# START OF Material

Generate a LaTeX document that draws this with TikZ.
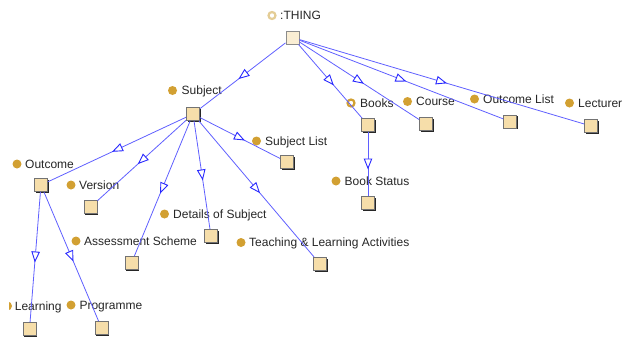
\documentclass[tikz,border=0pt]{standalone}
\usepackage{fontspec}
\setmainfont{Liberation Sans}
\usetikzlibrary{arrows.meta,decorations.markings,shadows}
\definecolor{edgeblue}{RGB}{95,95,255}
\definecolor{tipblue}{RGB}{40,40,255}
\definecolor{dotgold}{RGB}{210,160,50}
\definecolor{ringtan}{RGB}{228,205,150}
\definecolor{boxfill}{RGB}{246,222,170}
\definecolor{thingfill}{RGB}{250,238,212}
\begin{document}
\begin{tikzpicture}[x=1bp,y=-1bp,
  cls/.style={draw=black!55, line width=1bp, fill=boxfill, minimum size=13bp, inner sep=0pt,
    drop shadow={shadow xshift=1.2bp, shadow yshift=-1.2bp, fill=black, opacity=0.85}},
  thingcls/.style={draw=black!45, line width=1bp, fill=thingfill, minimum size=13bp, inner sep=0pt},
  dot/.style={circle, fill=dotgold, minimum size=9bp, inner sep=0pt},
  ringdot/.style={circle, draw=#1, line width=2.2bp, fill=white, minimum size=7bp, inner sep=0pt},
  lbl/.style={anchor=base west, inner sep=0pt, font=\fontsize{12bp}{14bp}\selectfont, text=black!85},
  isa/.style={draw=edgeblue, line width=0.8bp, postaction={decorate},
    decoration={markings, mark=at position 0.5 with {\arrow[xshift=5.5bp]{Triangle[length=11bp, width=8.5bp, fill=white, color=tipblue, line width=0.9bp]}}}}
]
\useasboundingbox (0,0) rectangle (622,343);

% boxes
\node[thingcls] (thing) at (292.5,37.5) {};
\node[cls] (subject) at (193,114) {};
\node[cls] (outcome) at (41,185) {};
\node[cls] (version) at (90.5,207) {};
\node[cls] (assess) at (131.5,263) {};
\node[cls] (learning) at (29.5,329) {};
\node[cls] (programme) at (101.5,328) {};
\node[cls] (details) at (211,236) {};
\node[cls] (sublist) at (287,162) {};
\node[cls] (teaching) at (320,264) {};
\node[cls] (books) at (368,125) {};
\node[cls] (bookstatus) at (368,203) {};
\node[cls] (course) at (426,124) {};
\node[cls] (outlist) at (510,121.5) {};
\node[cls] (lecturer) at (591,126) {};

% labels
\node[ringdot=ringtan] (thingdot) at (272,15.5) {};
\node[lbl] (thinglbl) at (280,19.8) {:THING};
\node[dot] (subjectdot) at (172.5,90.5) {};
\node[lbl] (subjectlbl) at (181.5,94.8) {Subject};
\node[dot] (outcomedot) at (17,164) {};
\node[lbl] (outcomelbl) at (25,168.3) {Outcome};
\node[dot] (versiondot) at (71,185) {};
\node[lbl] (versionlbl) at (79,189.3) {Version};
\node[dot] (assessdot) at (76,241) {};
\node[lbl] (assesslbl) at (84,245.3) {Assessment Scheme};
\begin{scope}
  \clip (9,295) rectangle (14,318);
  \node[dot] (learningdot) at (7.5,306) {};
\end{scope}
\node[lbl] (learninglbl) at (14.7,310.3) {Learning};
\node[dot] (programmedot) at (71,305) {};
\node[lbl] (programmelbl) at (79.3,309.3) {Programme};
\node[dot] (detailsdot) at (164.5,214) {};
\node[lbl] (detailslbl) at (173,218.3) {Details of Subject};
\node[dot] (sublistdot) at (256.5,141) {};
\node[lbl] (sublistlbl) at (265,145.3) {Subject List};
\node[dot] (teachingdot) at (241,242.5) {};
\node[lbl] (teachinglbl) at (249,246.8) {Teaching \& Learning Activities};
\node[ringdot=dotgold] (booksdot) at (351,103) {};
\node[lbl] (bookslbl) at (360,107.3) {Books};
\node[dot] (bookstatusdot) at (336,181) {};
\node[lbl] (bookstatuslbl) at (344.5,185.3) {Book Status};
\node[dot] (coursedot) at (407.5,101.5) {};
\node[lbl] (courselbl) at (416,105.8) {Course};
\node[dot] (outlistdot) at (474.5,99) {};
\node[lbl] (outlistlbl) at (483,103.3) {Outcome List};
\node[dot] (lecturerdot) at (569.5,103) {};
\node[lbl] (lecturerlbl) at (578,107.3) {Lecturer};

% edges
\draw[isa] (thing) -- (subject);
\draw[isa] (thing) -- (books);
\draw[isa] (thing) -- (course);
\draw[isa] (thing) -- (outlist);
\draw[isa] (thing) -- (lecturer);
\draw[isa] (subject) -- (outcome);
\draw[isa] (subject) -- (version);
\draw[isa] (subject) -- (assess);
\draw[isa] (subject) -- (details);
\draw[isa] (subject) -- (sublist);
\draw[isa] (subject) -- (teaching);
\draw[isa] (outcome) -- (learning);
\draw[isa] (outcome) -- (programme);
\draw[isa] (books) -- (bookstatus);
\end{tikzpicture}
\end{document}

# END OF Material

What is required:
Repeat the data in full and exactly. Omit pictures.

Exercise response:
Generate a LaTeX document that draws this with TikZ.
\documentclass[tikz,border=0pt]{standalone}
\usepackage{fontspec}
\setmainfont{Liberation Sans}
\usetikzlibrary{arrows.meta,decorations.markings,shadows}
\definecolor{edgeblue}{RGB}{95,95,255}
\definecolor{tipblue}{RGB}{40,40,255}
\definecolor{dotgold}{RGB}{210,160,50}
\definecolor{ringtan}{RGB}{228,205,150}
\definecolor{boxfill}{RGB}{246,222,170}
\definecolor{thingfill}{RGB}{250,238,212}
\begin{document}
\begin{tikzpicture}[x=1bp,y=-1bp,
  cls/.style={draw=black!55, line width=1bp, fill=boxfill, minimum size=13bp, inner sep=0pt,
    drop shadow={shadow xshift=1.2bp, shadow yshift=-1.2bp, fill=black, opacity=0.85}},
  thingcls/.style={draw=black!45, line width=1bp, fill=thingfill, minimum size=13bp, inner sep=0pt},
  dot/.style={circle, fill=dotgold, minimum size=9bp, inner sep=0pt},
  ringdot/.style={circle, draw=#1, line width=2.2bp, fill=white, minimum size=7bp, inner sep=0pt},
  lbl/.style={anchor=base west, inner sep=0pt, font=\fontsize{12bp}{14bp}\selectfont, text=black!85},
  isa/.style={draw=edgeblue, line width=0.8bp, postaction={decorate},
    decoration={markings, mark=at position 0.5 with {\arrow[xshift=5.5bp]{Triangle[length=11bp, width=8.5bp, fill=white, color=tipblue, line width=0.9bp]}}}}
]
\useasboundingbox (0,0) rectangle (622,343);

% boxes
\node[thingcls] (thing) at (292.5,37.5) {};
\node[cls] (subject) at (193,114) {};
\node[cls] (outcome) at (41,185) {};
\node[cls] (version) at (90.5,207) {};
\node[cls] (assess) at (131.5,263) {};
\node[cls] (learning) at (29.5,329) {};
\node[cls] (programme) at (101.5,328) {};
\node[cls] (details) at (211,236) {};
\node[cls] (sublist) at (287,162) {};
\node[cls] (teaching) at (320,264) {};
\node[cls] (books) at (368,125) {};
\node[cls] (bookstatus) at (368,203) {};
\node[cls] (course) at (426,124) {};
\node[cls] (outlist) at (510,121.5) {};
\node[cls] (lecturer) at (591,126) {};

% labels
\node[ringdot=ringtan] (thingdot) at (272,15.5) {};
\node[lbl] (thinglbl) at (280,19.8) {:THING};
\node[dot] (subjectdot) at (172.5,90.5) {};
\node[lbl] (subjectlbl) at (181.5,94.8) {Subject};
\node[dot] (outcomedot) at (17,164) {};
\node[lbl] (outcomelbl) at (25,168.3) {Outcome};
\node[dot] (versiondot) at (71,185) {};
\node[lbl] (versionlbl) at (79,189.3) {Version};
\node[dot] (assessdot) at (76,241) {};
\node[lbl] (assesslbl) at (84,245.3) {Assessment Scheme};
\begin{scope}
  \clip (9,295) rectangle (14,318);
  \node[dot] (learningdot) at (7.5,306) {};
\end{scope}
\node[lbl] (learninglbl) at (14.7,310.3) {Learning};
\node[dot] (programmedot) at (71,305) {};
\node[lbl] (programmelbl) at (79.3,309.3) {Programme};
\node[dot] (detailsdot) at (164.5,214) {};
\node[lbl] (detailslbl) at (173,218.3) {Details of Subject};
\node[dot] (sublistdot) at (256.5,141) {};
\node[lbl] (sublistlbl) at (265,145.3) {Subject List};
\node[dot] (teachingdot) at (241,242.5) {};
\node[lbl] (teachinglbl) at (249,246.8) {Teaching \& Learning Activities};
\node[ringdot=dotgold] (booksdot) at (351,103) {};
\node[lbl] (bookslbl) at (360,107.3) {Books};
\node[dot] (bookstatusdot) at (336,181) {};
\node[lbl] (bookstatuslbl) at (344.5,185.3) {Book Status};
\node[dot] (coursedot) at (407.5,101.5) {};
\node[lbl] (courselbl) at (416,105.8) {Course};
\node[dot] (outlistdot) at (474.5,99) {};
\node[lbl] (outlistlbl) at (483,103.3) {Outcome List};
\node[dot] (lecturerdot) at (569.5,103) {};
\node[lbl] (lecturerlbl) at (578,107.3) {Lecturer};

% edges
\draw[isa] (thing) -- (subject);
\draw[isa] (thing) -- (books);
\draw[isa] (thing) -- (course);
\draw[isa] (thing) -- (outlist);
\draw[isa] (thing) -- (lecturer);
\draw[isa] (subject) -- (outcome);
\draw[isa] (subject) -- (version);
\draw[isa] (subject) -- (assess);
\draw[isa] (subject) -- (details);
\draw[isa] (subject) -- (sublist);
\draw[isa] (subject) -- (teaching);
\draw[isa] (outcome) -- (learning);
\draw[isa] (outcome) -- (programme);
\draw[isa] (books) -- (bookstatus);
\end{tikzpicture}
\end{document}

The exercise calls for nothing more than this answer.